Taken together, these measures will encourage a more level playing field for challengers and smaller players, helping SMEs gain access to a wider pool of potential lenders.
It is also fundamental that SMEs should also be able to rate their bank.
So last autumn, the Chancellor commissioned a major new survey called the Business Banking Insight from the Federation of Small Businesses (FSB) and the British Chambers of Commerce (BCC) to look at the performance of the banking sector, as perceived by British SMEs.
As a result we now have a ‘trip advisor’ style ranking of banks, based on the quality of customer experience and the products that are provided to SMEs.
And this, too, gives opportunities to businesses. I think it’s great that RBS has publicly committed to becoming the number one bank for SMEs in Britain as measured by this survey.
But in order to increase competition in the banking system we also need to lower the barriers that prevent new banks getting started.
I know that the Prudential Regulatory Authority (PRA) and the FCA have carried out a great deal of work in this area, and as a result there are now 25 potential new banks having conversations with the regulators.
This is excellent progress given that in 2010 Metro Bank’s full banking license was the first granted in the UK in over 100 years.
So this makes it an exciting time to be in the banking industry – and a good time to be a customer.
Good for your shareholders – and good for the reputation of the industry.
The second way to restore faith in the banking industry is to have the right regulatory structure in place.
So as well as policies to increase choice and competition for the customer, the government has focused on creating a sound regulatory system.
We’ve replaced the flawed tripartite system with two new, properly focussed regulators – enabling them to concentrate on core tasks.
And importantly, we’ve set both of the new financial services regulators formal competition objectives.
Through the transfer of consumer credit regulation to the FCA on 1 April this year, we’ve fundamentally reformed regulation of the consumer credit market.
We’re addressing the manipulation of the LIBOR benchmark – which includes the introduction of a criminal offence for those guilty of benchmark manipulation.
The government is clear: if you manipulate a benchmark, you can end up in prison. And we are consulting on extending this to seven other benchmarks.

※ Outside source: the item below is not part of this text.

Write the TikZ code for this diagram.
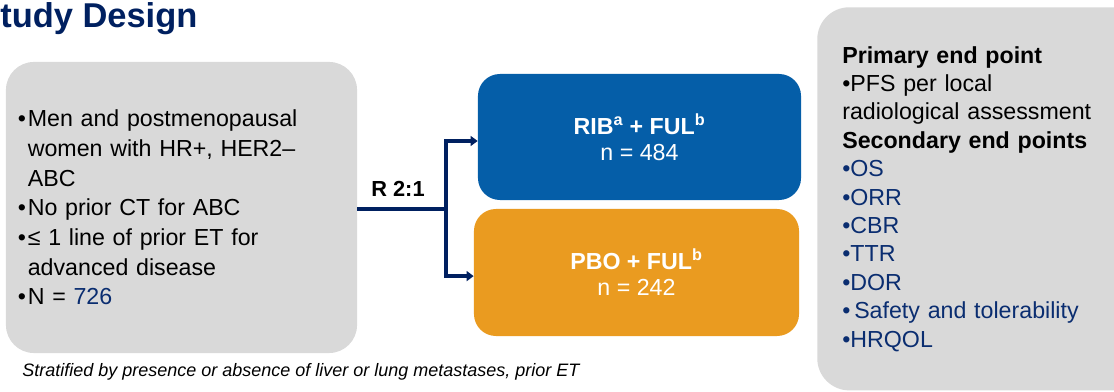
\documentclass[tikz,border=0pt]{standalone}
\usepackage{fontspec}
\setmainfont{Liberation Sans}
\usetikzlibrary{positioning}
\usetikzlibrary{calc}
\usetikzlibrary{arrows.meta}
\definecolor{navy}{RGB}{0,32,96}
\definecolor{navytext}{RGB}{10,45,112}
\definecolor{panelgrey}{RGB}{217,217,217}
\definecolor{armblue}{RGB}{5,94,168}
\definecolor{armorange}{RGB}{234,155,32}
\newcommand{\bul}{\makebox[7pt][l]{\textbullet}}
\newcommand{\hang}{\hspace*{7pt}}

\begin{document}
\begin{tikzpicture}[x=0.025cm, y=-0.025cm,
  panel/.style={fill=panelgrey, rounded corners=0.7cm, inner sep=0pt, align=left},
  arm/.style={rounded corners=0.55cm, text=white, align=center,
              font=\fontsize{16.5}{18.5}\selectfont},
  link/.style={navy, line width=2.85pt}]

\useasboundingbox (0,0) rectangle (1114,392);

%---------------------------------------
% Title and footnote
%---------------------------------------
\node (title) [anchor=base west, inner sep=0pt, text=navy,
               font=\bfseries\fontsize{24.5}{28}\selectfont] at (0,28) {tudy Design};

\node (strat) [anchor=base west, inner sep=0pt,
               font=\itshape\fontsize{12.8}{15}\selectfont] at (22,377)
  {Stratified by presence or absence of liver or lung metastases, prior ET};

%---------------------------------------
% Eligibility panel
%---------------------------------------
\node (elig) [panel, minimum width=8.775cm, minimum height=7.275cm, text width=8.175cm,
              font=\fontsize{16.5}{21.1}\selectfont] at (181.5,207.5)
  {\bul Men and postmenopausal\\
   \hang women with HR+, HER2–\\
   \hang ABC\\
   \bul No prior CT for ABC\\
   \bul ≤ 1 line of prior ET for\\
   \hang advanced disease\\
   \bul N = \textcolor{navytext}{726}\\[3pt]};

%---------------------------------------
% Treatment arms
%---------------------------------------
\node (rib) [arm, fill=armblue, minimum width=8.075cm, minimum height=3.15cm] at (639.5,137)
  {\textbf{RIB\textsuperscript{a} + FUL\textsuperscript{b}}\\ n = 484};
\node (pbo) [arm, fill=armorange, minimum width=8.125cm, minimum height=3.175cm] at (636.5,272.5)
  {\textbf{PBO + FUL\textsuperscript{b}}\\ n = 242};

% Randomisation
\coordinate (split) at (446,209);
\draw[link] (elig.east |- split) -- (split);
\draw[link, -{Triangle[length=5pt,width=7pt]}] (split) |- ([yshift=-0.1cm]rib.west);
\draw[link, -{Triangle[length=5pt,width=7pt]}] (split) |- ([yshift=-0.09cm]pbo.west);
\node (ratio) [anchor=base, inner sep=0pt,
               font=\bfseries\fontsize{15.5}{18}\selectfont] at (398,197) {R 2:1};

%---------------------------------------
% End points panel
%---------------------------------------
\node (endpts) [panel, rounded corners=0.8cm, anchor=north west, minimum width=8.25cm,
                minimum height=9.575cm, text width=7cm, inner xsep=0.625cm,
                font=\fontsize{16.5}{20.2}\selectfont] at (817,7)
  {\textbf{Primary end point}\\
   •PFS per local\\
   radiological assessment\\
   \textbf{Secondary end points}\\
   \textcolor{navytext}{•OS}\\
   \textcolor{navytext}{•ORR}\\
   \textcolor{navytext}{•CBR}\\
   \textcolor{navytext}{•TTR}\\
   \textcolor{navytext}{•DOR}\\
   \textcolor{navytext}{•\,Safety and tolerability}\\
   \textcolor{navytext}{•HRQOL}};

\end{tikzpicture}
\end{document}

Our new Senior Managers and Certification Regime will strengthen the accountability of senior management and raise standards of individual conduct in banking. The PRA and FCA are currently consulting on the detailed rules of this regime.

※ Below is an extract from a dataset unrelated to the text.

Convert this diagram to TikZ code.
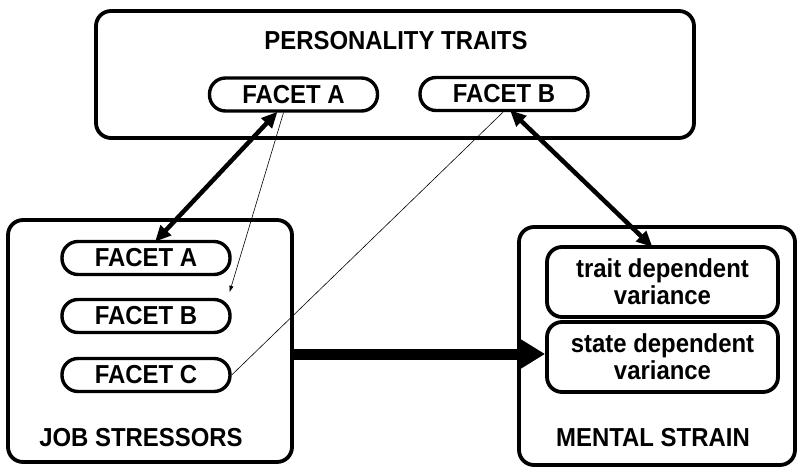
\documentclass[tikz,border=0pt]{standalone}
\usepackage{fontspec}
\setmainfont[FakeStretch=0.92]{Liberation Sans}
\usetikzlibrary{arrows.meta}
\begin{document}
\begin{tikzpicture}[x=1pt,y=-1pt,
  bigbox/.style={draw, line width=3.8pt, rounded corners=15pt, minimum width=#1, inner sep=0pt},
  pill/.style={draw, line width=3.4pt, rounded corners=16pt, minimum width=168pt, minimum height=33pt, inner sep=0pt, font=\fontsize{26}{28}\selectfont\bfseries},
  varbox/.style={draw, line width=3.8pt, rounded corners=15pt, minimum width=231pt, minimum height=70pt, inner sep=0pt, align=center, font=\fontsize{26}{27}\selectfont\bfseries},
  lbl/.style={font=\fontsize{26}{28}\selectfont\bfseries, inner sep=0pt},
  dblarrow/.style={line width=4.5pt, {Triangle[length=16pt,width=14pt]}-{Triangle[length=16pt,width=14pt]}},
  thinarrow/.style={line width=0.6pt, -{Triangle[length=6pt,width=4pt]}},
  thinline/.style={line width=0.6pt},
  fatarrow/.style={line width=11pt, -{Triangle[length=28pt,width=32pt]}}
]
\useasboundingbox (0,0) rectangle (799,470);

% top box
\node[bigbox=598pt, minimum height=127pt] (top) at (395,74.5) {};
\node[lbl] (ttl) at (396,41) {PERSONALITY TRAITS};
\node[pill] (tA) at (293.5,94.5) {FACET A};
\node[pill] (tB) at (504,94) {FACET B};

% job stressors
\node[bigbox=284pt, minimum height=242pt] (job) at (150,341) {};
\node[pill] (jA) at (146,258) {FACET A};
\node[pill] (jB) at (146,316) {FACET B};
\node[pill] (jC) at (146,375) {FACET C};
\node[lbl] (jlbl) at (141,438) {JOB STRESSORS};

% mental strain
\node[bigbox=276pt, minimum height=238pt] (ms) at (657,346) {};
\node[varbox] (trait) at (662.5,282) {trait dependent\\variance};
\node[varbox] (state) at (662.5,357) {state dependent\\variance};
\node[lbl] (mlbl) at (653,438) {MENTAL STRAIN};

% connectors
\draw[dblarrow] ([xshift=-16pt,yshift=1pt]tA.south) -- ([xshift=9pt,yshift=-2pt]jA.north);
\draw[dblarrow] ([xshift=6pt,yshift=2pt]tB.south) -- ([xshift=-10pt,yshift=-2pt]trait.north);
\draw[thinarrow] ([xshift=-10pt]tA.south) -- ([xshift=-2pt,yshift=6pt]jB.north east);
\draw[thinline] (jC.east) -- ([xshift=-1pt]tB.south);
\draw[fatarrow] (job.east |- 0,354) -- (state.west |- 0,354);
\end{tikzpicture}
\end{document}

And we have made reckless misconduct by senior bankers that leads to bank failure a criminal offence.
Because although all banking activities carry a level of risk, we all know that some risks were taken recklessly and irresponsibly. And when the gamble failed, the costs to the economy, and to wider society, were huge.
That is also why the government has introduced reforms to ensure risk and reward are properly aligned: we have strengthened the remuneration code, which requires at least 40% of bonuses to be deferred over at least three years and at least 50% to be paid in shares or other non-cash instruments.

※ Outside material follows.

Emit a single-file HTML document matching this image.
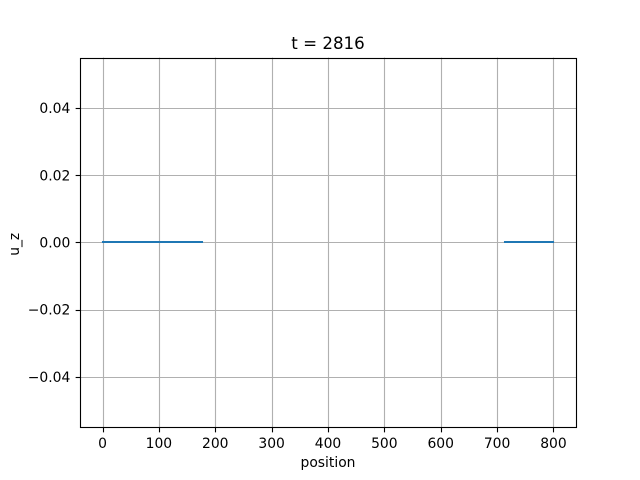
<!DOCTYPE html>
<html>
<head>
<meta charset="utf-8">
<title>t = 2816</title>
<style>
html,body{margin:0;padding:0;background:#fff;width:640px;height:480px;overflow:hidden}
svg{display:block}
text{font-family:"DejaVu Sans",sans-serif;fill:#000}
</style>
</head>
<body>
<svg id="chart" width="640" height="480" viewBox="0 0 640 480" xmlns="http://www.w3.org/2000/svg">
<rect x="0" y="0" width="640" height="480" fill="#fff"/>
<g id="grid"></g>
<g id="series"></g>
<g id="ticks"></g>
<rect x="80.5" y="58.5" width="496" height="369" fill="none" stroke="#000" stroke-width="1.11"/>
<text x="328" y="49" font-size="16.67" text-anchor="middle">t = 2816</text>
<text x="328" y="467" font-size="13.89" text-anchor="middle">position</text>
<text x="0" y="0" font-size="13.89" text-anchor="middle" transform="translate(19.2 244.3) rotate(-90)">u_z</text>
</svg>
<script>
const xTickValues = [0, 100, 200, 300, 400, 500, 600, 700, 800];
const yTickValues = [-0.04, -0.02, 0, 0.02, 0.04];
const yTickLabels = ['\u22120.04', '\u22120.02', '0.00', '0.02', '0.04'];
const positions = [0, 177, 445, 714, 800];
const uZ = [0, 0, null, 0, 0];

const SVGNS = 'http://www.w3.org/2000/svg';
const plot = { left: 80, right: 576, top: 57.6, bottom: 427.2 };
const xDomain = [-40, 840];
const yDomain = [-0.055, 0.055];

function xScale(v) {
  return plot.left + (v - xDomain[0]) / (xDomain[1] - xDomain[0]) * (plot.right - plot.left);
}
function yScale(v) {
  return plot.bottom - (v - yDomain[0]) / (yDomain[1] - yDomain[0]) * (plot.bottom - plot.top);
}
function snapOdd(p) {
  return Math.floor(p + 0.5) + 0.5;
}
function snapEven(p) {
  return Math.floor(p + 0.5);
}
function make(tag, attrs, parent) {
  const el = document.createElementNS(SVGNS, tag);
  for (const k in attrs) el.setAttribute(k, attrs[k]);
  parent.appendChild(el);
  return el;
}

const gridGroup = document.getElementById('grid');
const tickGroup = document.getElementById('ticks');
const seriesGroup = document.getElementById('series');

xTickValues.forEach(function (v) {
  const x = snapOdd(xScale(v));
  const gridLine = make('line', { x1: x, x2: x, y1: plot.top, y2: plot.bottom, stroke: '#b0b0b0', 'stroke-width': 1.11 }, gridGroup);
  
  
  const tick = make('line', { x1: x, x2: x, y1: 427.5, y2: 432.36, stroke: '#000', 'stroke-width': 1.11 }, tickGroup);
  
  
  const label = make('text', { x: xScale(v), y: 448, 'font-size': 13.89, 'text-anchor': 'middle' }, tickGroup);
  
  
  label.textContent = String(v);
});

yTickValues.forEach(function (v, i) {
  const y = snapOdd(yScale(v));
  const gridLine = make('line', { x1: plot.left, x2: plot.right, y1: y, y2: y, stroke: '#b0b0b0', 'stroke-width': 1.11 }, gridGroup);
  
  
  const tick = make('line', { x1: 75.64, x2: 80.5, y1: y, y2: y, stroke: '#000', 'stroke-width': 1.11 }, tickGroup);
  
  
  const label = make('text', { x: 70.3, y: yScale(v) + 5.1, 'font-size': 13.89, 'text-anchor': 'end' }, tickGroup);
  
  
  label.textContent = yTickLabels[i];
});

let pathData = '';
let penDown = false;
positions.forEach(function (p, i) {
  if (uZ[i] === null) {
    penDown = false;
    return;
  }
  pathData += (penDown ? 'L' : 'M') + snapEven(xScale(p)) + ' ' + snapEven(yScale(uZ[i]));
  penDown = true;
});
const seriesLine = make('path', { d: pathData, fill: 'none', stroke: '#1f77b4', 'stroke-width': 2.08, 'stroke-linecap': 'square' }, seriesGroup);


</script>
</body>
</html>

Firms must also have policies in place so they can reduce or cancel bonus payments where poor performance comes to light, and from next January further reforms mean they will be able to claw back bonuses already paid out
And we’re determined to make sure that the enforcement process itself works as well as it can do – allowing the regulators to effectively pursue wrongdoing while being fair to those concerned.
So we have launched an Enforcement Review, to provide recommendations on the enforcement decision-making processes at both regulators to ensure that they are fair, transparent and effective.
But key, of course, is the absolute truth that good, honest culture is not something that can be enforced by government and regulators. Its what the banking sector does at firm level and industry level that will make the key difference.
That’s why we welcomed the creation of the Banking Standards Review Council, and the work of other industry bodies, such as the BBA, to promote professional standards and culture within the industry.
I would like to thank Sir Richard Lambert for his work in setting up the Council.
And also to congratulate Dame Collette Bowe on her appointment as the Council’s first chairman.
I also applaud the enormous effort of many individuals in senior and less senior roles in banks who have recognised the need for change and are doing their bit to restore the public’s faith in banking.
The new challengers, the investment in the financially vulnerable; bank support for the credit union movement; financial education initiatives in schools; new innovation with business at its heart. These are things to be proud of.
So in conclusion, my key objective as City Minister is to move the terms of the debate forward. Away from “banker-bashing” and the poor behaviour of the past, and towards the exciting and innovative ways in which the financial services sector will be serving the nation, and leading the world.
Or, to put it another way: yes, I want to focus on fair play, but I also badly want to see us scoring goals on the world stage!
I know that it is a great motivator to be part of a successful industry that is consistently breaking new ground.
So it is worth celebrating, as the Prime Minister said, that today London is the biggest centre for Islamic finance outside of the Muslim world. This year we became the first country outside the Islamic world to issue sovereign Sukuk.
Last week I was in India, where I announced the latest step forward in the UK-India Financial Partnership. This is an industry led initiative to explore how the two countries can co-operate on financial services.
I said there that the UK would like to see the rupee develop into the great international currency it has the potential to become. And, that our ambition in the UK is to be India’s first port of call when – not if – this happens.
And just this week we have completed the pricing of the first UK renminbi bond deal, the first country outside China to do so. This will further reinforce our position as the Western hub for RMB business.
I hope that these steps will create huge opportunities for you in the BBA to grow and develop your businesses.
The benefits of having a successful City of London stretch far beyond this square mile.
Those benefits will be felt by people up and down the country. People taking out a loan to start up their first business. A shop which wants to open a new branch. A building company planning a new development.
I know, from my time spent in finance, that creating the right culture is possible. People in this industry are among the best and highest calibre in the world.
And I am convinced that having the right culture in place will help the banking sector do what it does best:
For your shareholders – and also more importantly for people up and down this country.
It’s an ambitious vision. But what are we in this industry if not ambitious?